Advanced economies can make a vital contribution to the low-income countries' efforts to integrate into the global economy:

  • By promoting trade. One proposal on the table is to provide unrestricted market access for all exports from the poorest countries. This should help them move beyond specialization on primary commodities to producing processed goods for export.
  • By encouraging flows of private capital to the lower-income countries, particularly foreign direct investment, with its twin benefits of steady financial flows and technology transfer.
  • By supplementing more rapid debt relief with an increased level of new financial support.

An Advanced Country Perspective:
Does Globalization Harm Workers' Interests?

Anxiety about globalization also exists in advanced economies. Economies are continually evolving and globalization is one among several other continuing trends. One such trend is that as industrial economies mature, they are becoming more service-oriented to meet the changing demands of their population. Another trend is the shift toward more highly skilled jobs. But all the evidence is that these changes would be taking place—not necessarily at the same pace—with or without globalization.

Governments should pursue policies that encourage integration into the global economy while putting in place measures to help those adversely affected by the changes. The economy as a whole will prosper more from policies that embrace globalization by promoting an open economy, and, at the same time, squarely address the need to ensure the benefits are widely shared. Government policy should focus on two important areas:

  • education and vocational training, to make sure that workers have the opportunity to acquire the right skills in dynamic changing economies; and
  • Well-targeted social safety nets to assist people who are displaced.

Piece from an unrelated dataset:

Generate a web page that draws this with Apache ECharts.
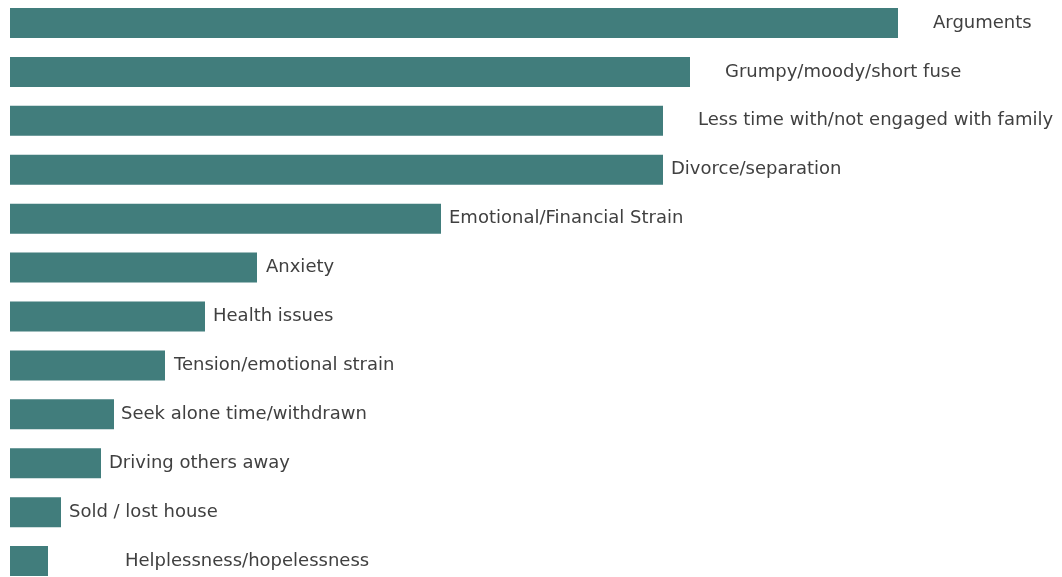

The Role of Institutions and Organizations

National and international institutions, inevitably influenced by differences in culture, play an important role in the process of globalization. It may be best to leave an outside commentator to reflect on the role of institutions:

That the advent of highly integrated commodity and financial markets has been accompanied by trade tensions and problems of financial instability should not come as a surprise. The surprise is that these problems are not even more severe today, given that the extent of commodity and financial market integration is so much greater.

One possibility in accounting is the stabilizing role of the institutions built in the interim. At the national level this means social and financial safety nets. At the international level it means the WTO, the IMF, the Basle Committee of Banking Supervisors. These institutions may be far from perfect, but they are better than nothing, judging from the historical correlation between the level of integration on one hand and the level of trade conflict and financial instability on the other.

Conclusion

As globalization has progressed, living conditions have improved significantly in virtually all countries. However, the strongest gains have been made by the advanced countries and only some of the developing countries.

That the income gap between high-income and low-income countries has grown wider is a matter for concern. But it is wrong to jump to the conclusion that globalization has caused the divergence, or that nothing can be done to improve the situation. To the contrary: low-income countries have not been able to integrate with the global economy as quickly as others, partly because of their chosen policies and partly because of factors outside their control. No country, least of all the poorest, can afford to remain isolated from the world economy. Every country should seek to reduce poverty. The international community should endeavor—by strengthening the international financial system, through trade, and through aid—to help the poorest countries integrate into the world economy, grow more rapidly, and reduce poverty. That is the way to ensure all people in all countries have access to the benefits of globalization.